Unit 25: Isometric Scaling
Practice Problems
Note: problem difficulty is ranked using a star system.
(*) One-star problems are fundamental to the unit, and can be done relatively quickly. Use these problems to introduce yourself to the material.
(**) Two-star problems are more difficult, and require an understanding of one or two key concepts. Use these problems to test your understanding of the material.
(***) Three-star problems are the most difficult, and require some creative thinking in addition to a deep familiarity with multiple key concepts. Use these problems to challenge yourself; if you can complete one of these, you’re on your way to mastering the material.
*Q25.1) A balloon contains 460cm³ of air and is 15cm in length. You blow air into the balloon, increasing its length to 35cm. What’s the new volume of the balloon?
*Q25.2) You catch two fish of the same species: a small one with a mass of 0.3kg and a larger one with a mass of 1.5kg. You measure the small fish to be 25cm in length from head to tail. Estimate the length of the larger fish.
**Q25.3) An olympic weightlifter with a body mass of 50kg can lift a maximum of 180kg. Assuming isometric scaling, how much should a 100kg olympic weightlifter be able to lift?
**Q25.4) Your latest idea for your Etsy store is to sell adorable hand-knit sweaters for Easter eggs. If it requires 5g of wool to knit a sweater for a 30g chicken egg, how much wool would you need to knit a sweater for a 1.5kg ostrich egg? Assume that both sweaters have the same thickness.
**Q25.5) You buy a new house and decide to do some painting. You start by painting all the walls of the bathroom which requires 1.5 cans of paint. From the blueprints for the house, you can see that the master bedroom contains 20 times the volume of the bathroom. How many cans of paint are required to cover all the walls of the bedroom?
***Q25.6) A object in free-fall has a speed limit called its terminal velocity.

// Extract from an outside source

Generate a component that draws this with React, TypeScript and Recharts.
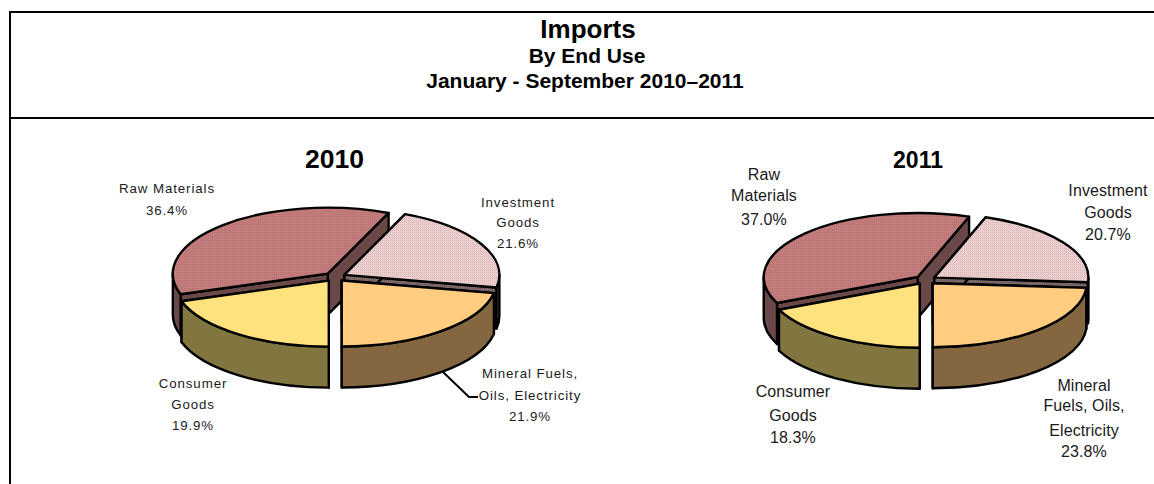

The terminal velocity is reached when an object is moving fast enough that its weight (which depends on its mass) is exactly countered by drag (which depends on its cross-sectional area and its speed). Use a scaling argument to show why small objects tend to have much lower terminal velocities than large objects. Hint: Consider the ratio of an object’s weight to the drag force it experiences.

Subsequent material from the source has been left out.